Carol Miller, a Miami Herald senior investigative reporter who has extensively covered Florida's child services and juvenile justice system, reported that on Sept. 28, 2016, more than 16 months before the Parkland, Fla., massacre, Cruz “took to his arms with a knife.” At 1:48 p.m. that day, she reported, DCF received a message on its abuse hotline: “Mr. Cruz was on Snapchat cutting both of his arms. Mr. Cruz has fresh cuts on both his arms. Mr. Cruz stated he plans to go out and buy a gun.”

That hotline call about the potential danger of Cruz wasn't an isolated incident.

Broward County Sheriff Scott Israel said his agency had “been involved in 23” calls about Cruz before the shootings. A CNN investigation of his office's records showed it had received 45 assistance calls related to the Cruz residence in the past decade.

There were numerous other contacts with government officials and law-enforcement agencies regarding the threat presented by Cruz, as the following timeline, a partial list of the warnings, shows:

• Feb. 5, 2016 — The sheriff's office received information from an anonymous caller citing an Instagram post by Cruz in which he posed with guns and threatened to shoot up his school.

• Sept. 28, 2016 — A student “peer counselor” reported to the school's security guard that Cruz might have attempted suicide by gasoline ingestion, had been cutting himself, and was seeking to buy guns.

• Sept. 24, 2017 — The FBI in Mississippi received a tip that in a YouTube video, user ‘nikolas cruz' stated “I'm going to become a professional school shooter,” but didn't connect with the FBI's Miami office about it.

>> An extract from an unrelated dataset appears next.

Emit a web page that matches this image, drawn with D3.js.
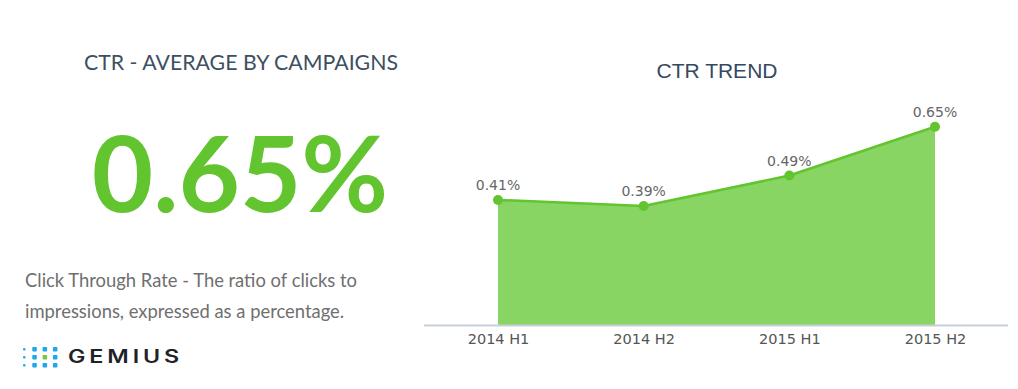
<!DOCTYPE html>
<html>
<head>
<meta charset="utf-8">
<script src="https://cdn.jsdelivr.net/npm/d3@7"></script>
<style>
  html, body { margin: 0; padding: 0; background: #fff; }
  #chart { width: 1018px; height: 389px; }
</style>
</head>
<body>
<div id="chart"></div>
<script>
  // data
  const periods = ["2014 H1", "2014 H2", "2015 H1", "2015 H2"];
  const ctrValues = [0.41, 0.39, 0.49, 0.65];
  const averageCtr = 0.65;
  const description = [
    "Click Through Rate - The ratio of clicks to",
    "impressions, expressed as a percentage."
  ];

  const green = "#62c42f";
  const areaGreen = "#88d563";
  const slate = "#34495e";

  const width = 1018;
  const height = 389;

  const svg = d3
    .select("#chart")
    .append("svg")
    .attr("width", width)
    .attr("height", height);

  svg.append("rect").attr("width", width).attr("height", height).attr("fill", "#fff");

  // left panel
  svg
    .append("text")
    .attr("x", 241)
    .attr("y", 70)
    .attr("text-anchor", "middle")
    .attr("fill", "#3d5060")
    .style("font-family", "Lato")
    .style("font-size", "21.3px")
    .text("CTR - AVERAGE BY CAMPAIGNS");

  svg
    .append("text")
    .attr("x", 240)
    .attr("y", 212)
    .attr("text-anchor", "middle")
    .attr("fill", green)
    .style("font-family", "Lato")
    .style("font-weight", "700")
    .style("font-size", "106px")
    .text(d3.format(".2f")(averageCtr) + "%");

  svg
    .append("g")
    .selectAll("text")
    .data(description)
    .enter()
    .append("text")
    .attr("x", 25)
    .attr("y", (d, i) => 287 + i * 31)
    .attr("fill", "#6f6f6f")
    .style("font-family", "Lato")
    .style("font-size", "18.4px")
    .text((d) => d);

  // gemius logo
  const logo = svg.append("g").attr("transform", "translate(24,349)");
  const dots = [];
  for (let r = 0; r < 3; r++) {
    for (let c = 0; c < 4; c++) dots.push({ r, c });
  }
  logo
    .selectAll("rect")
    .data(dots)
    .enter()
    .append("rect")
    .attr("x", (d) => (d.c === 0 ? -1 : d.c * 10.3 - 2))
    .attr("y", (d) => d.r * 8 - (d.c === 0 ? 1 : 2))
    .attr("width", (d) => (d.c === 0 ? 2.5 : 4.5))
    .attr("height", (d) => (d.c === 0 ? 2.5 : 4.5))
    .attr("rx", (d) => (d.c === 0 ? 1.2 : 0.8))
    .attr("fill", (d) => (d.r === 1 && d.c === 2 ? "#7dc242" : "#1ea6ea"));
  svg
    .append("text")
    .attr("x", 68)
    .attr("y", 363)
    .attr("fill", "#1f2328")
    .attr("textLength", 115)
    .attr("lengthAdjust", "spacingAndGlyphs")
    .style("font-family", "Inter")
    .style("font-weight", "600")
    .style("font-size", "18px")
    .style("letter-spacing", "3px")
    .text("GEMIUS");

  // right panel: trend
  svg
    .append("text")
    .attr("x", 717)
    .attr("y", 78)
    .attr("text-anchor", "middle")
    .attr("fill", slate)
    .style("font-family", "Liberation Sans")
    .style("font-size", "21px")
    .text("CTR TREND");

  const x = d3.scalePoint().domain(periods).range([498, 935]);
  const y = d3.scaleLinear().domain([0, 0.75]).range([325, 325 - 0.75 * 305]);

  const rows = periods.map((p, i) => ({ period: p, value: ctrValues[i] }));

  const area = d3
    .area()
    .x((d) => x(d.period))
    .y0(y(0))
    .y1((d) => y(d.value));

  const line = d3
    .line()
    .x((d) => x(d.period))
    .y((d) => y(d.value));

  svg.append("path").datum(rows).attr("d", area).attr("fill", areaGreen);

  svg
    .append("path")
    .datum(rows)
    .attr("d", line)
    .attr("fill", "none")
    .attr("stroke", green)
    .attr("stroke-width", 2.5)
    .attr("stroke-linejoin", "round");

  svg
    .append("g")
    .selectAll("circle")
    .data(rows)
    .enter()
    .append("circle")
    .attr("cx", (d) => x(d.period))
    .attr("cy", (d) => y(d.value))
    .attr("r", 5)
    .attr("fill", green);

  svg
    .append("g")
    .selectAll("text")
    .data(rows)
    .enter()
    .append("text")
    .attr("x", (d) => x(d.period))
    .attr("y", (d) => y(d.value) - 10)
    .attr("text-anchor", "middle")
    .attr("fill", "#666")
    .style("font-family", "DejaVu Sans")
    .style("font-size", "14px")
    .text((d) => d3.format(".2f")(d.value) + "%");

  // x axis
  const axis = svg
    .append("g")
    .attr("transform", `translate(0,${y(0)})`)
    .call(d3.axisBottom(x).tickSize(0).tickPadding(9));
  axis.select(".domain").remove();
  axis
    .selectAll("text")
    .attr("fill", "#555")
    .style("font-family", "DejaVu Sans")
    .style("font-size", "14.5px");

  svg
    .append("line")
    .attr("x1", 424)
    .attr("x2", 1008)
    .attr("y1", y(0) + 0.5)
    .attr("y2", y(0) + 0.5)
    .attr("stroke", "#c6d0dc")
    .attr("stroke-width", 2);
</script>
</body>
</html>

• Nov. 1, 2017 — Katherine Blaine, cousin of Lynda Cruz, Nikolas' mother, who'd died recently, told the sheriff's office he had guns and asked deputies to remove them, which didn't occur.

• Nov. 30, 2017 — A Massachusetts caller told the sheriff's office that Cruz was gathering guns and might be “a school shooter in the making.” A Broward County deputy told the caller to contact the Palm Beach County Sheriff's Office.